Kingston Grammar (co-ed, ages 11 to 18) is a private secondary school and there are also a number of all-through schools. These are: Radnor House (co-ed, ages seven to 18) in Pope’s Villa, Twickenham; St Catherine’s (girls, ages three to 18) in Cross Deep, Twickenham; Hampton Court House (co-ed, ages three to 16) in East Molesey; The Lady Eleanor Holles (girls, ages seven to 18) in Hanwell Road, Hampton;  Hampton (boys, ages two to 18), also in Hanwell Road, Hampton, and Surbiton High (co-ed, ages four to 18) in Surbiton Crescent, Surbiton.

Shops and restaurants

Teddington’s main shopping street is in two halves along Broad Street and High Street and apart from branches of Tesco Metro, Morrisons Local, Budgen, M&S Simply Food, Carluccio’s, Pizza Express and Starbucks, it is dominated by independent shops, cafés and restaurants.

In Broad Street, look out for Astrora coffee roasters and Urban Suburban for gifts and homewares. In the High Street, La Bottega is an Italian café and delicatessen; Ted’s specialises in children’s clothes; The Fallow Deer is a café that stays open on Friday nights for cocktails and Retro Bistrot is a popular French restaurant, while The King’s Head belongs to Raymond Blanc’s pub-brasserie chain. Mitzi B sells gifts, homewares and furniture in a restricted palette of whites, beiges and greys, and TCS is a stylish women’s boutique.  

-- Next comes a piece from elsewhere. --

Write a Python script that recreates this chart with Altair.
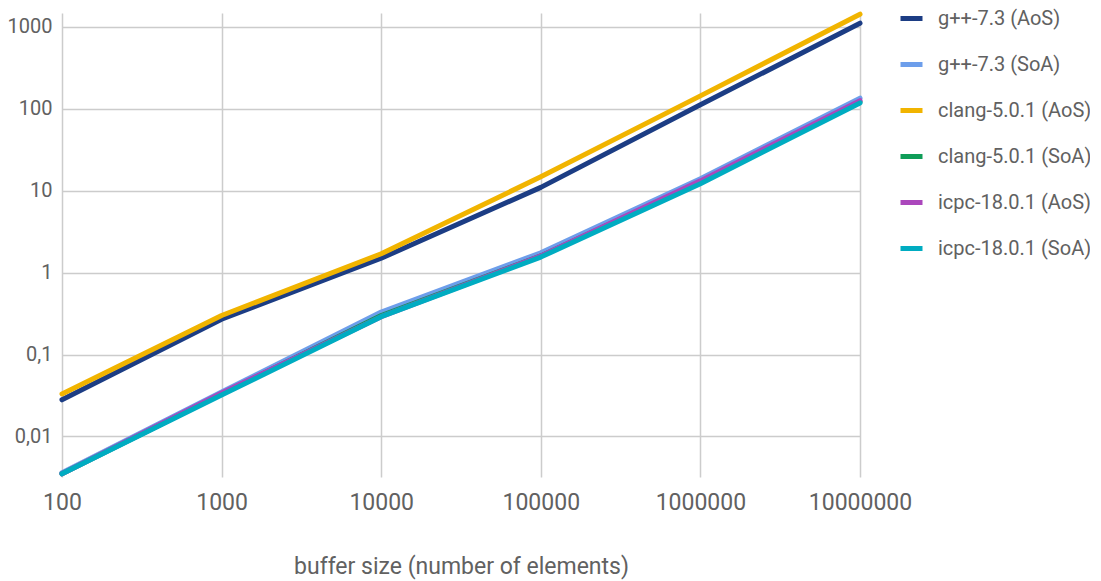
import altair as alt
import pandas as pd

sizes = [100, 1000, 10000, 100000, 1000000, 10000000]
series_names = ["g++-7.3 (AoS)", "g++-7.3 (SoA)", "clang-5.0.1 (AoS)",
                "clang-5.0.1 (SoA)", "icpc-18.0.1 (AoS)", "icpc-18.0.1 (SoA)"]
gpp_aos = [0.028, 0.27, 1.5, 11.0, 112, 1110]
gpp_soa = [0.0036, 0.035, 0.33, 1.75, 14.0, 135]
clang_aos = [0.033, 0.30, 1.7, 14.8, 144, 1430]
clang_soa = [0.0035, 0.033, 0.30, 1.6, 12.8, 122]
icpc_aos = [0.0035, 0.034, 0.29, 1.6, 13.2, 126]
icpc_soa = [0.0035, 0.032, 0.29, 1.55, 12.2, 118]
colors = ["#1c3d84", "#6d9eeb", "#f1b400", "#0f9d58", "#ab47bc", "#00acc1"]
widths = [5, 5, 3.5, 4, 4, 4]

all_vals = [gpp_aos, gpp_soa, clang_aos, clang_soa, icpc_aos, icpc_soa]
rows = []
for i, (name, vals) in enumerate(zip(series_names, all_vals)):
    for s, v in zip(sizes, vals):
        rows.append({"size": s, "time": v, "series": name, "ord": i})
df = pd.DataFrame(rows)

FONT = "Roboto"
GRAY = "#616161"

chart = alt.Chart(df).mark_line(strokeCap="round", strokeJoin="round").encode(
    x=alt.X("size:Q",
            scale=alt.Scale(type="log", domain=[100, 10000000], nice=False),
            axis=alt.Axis(values=sizes, format="d", title="buffer size (number of elements)",
                          grid=True, ticks=False, domain=False, labelPadding=14,
                          labelFlush=False, labelFontSize=23, titleFontSize=23,
                          titlePadding=41)),
    y=alt.Y("time:Q",
            scale=alt.Scale(type="log", domain=[0.0032, 1480], nice=False),
            axis=alt.Axis(values=[0.01, 0.1, 1, 10, 100, 1000],
                          labelExpr="replace(format(datum.value, ''), '.', ',')",
                          title=None, grid=True, ticks=False, domain=False,
                          labelFontSize=20, labelPadding=10)),
    color=alt.Color("series:N",
                    scale=alt.Scale(domain=series_names, range=colors),
                    legend=alt.Legend(title=None, orient="none", legendX=836, legendY=-8,
                                      symbolType="stroke", symbolSize=484,
                                      symbolStrokeWidth=6.5,
                                      rowPadding=22, labelOffset=13)),
    strokeWidth=alt.StrokeWidth("series:N",
                                scale=alt.Scale(domain=series_names, range=widths),
                                legend=None),
    order=alt.Order("ord:Q"),
).properties(
    width=798, height=464,
    autosize=alt.AutoSizeParams(type="none"),
    padding={"left": 54, "top": 5, "right": 230, "bottom": 112},
).configure_view(stroke=None).configure_axis(
    gridColor="#cccccc", gridWidth=1.5, labelFont=FONT,
    labelColor=GRAY, titleFont=FONT, titleColor=GRAY,
    titleFontWeight="normal",
).configure_legend(
    labelFont=FONT, labelFontSize=20, labelColor=GRAY, padding=0,
)

chart.save("out.html", embed_options={"renderer": "svg", "actions": False})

There are three branches of the local seven-branch Cavan Bakery. The Anglers gastropub in Broom Road has a large riverside garden. 

Open space

Bushy Park, the second largest Royal Park, where herds of red and fallow deer roam, sits south of the town centre.  The Thames Path is on the north bank at Ham but is accessible to Teddington residents via a footbridge.  Richmond Park is not far.

Council: Richmond (Conservative-controlled); Band D council tax for the 2015/2016 year: £1,582.39.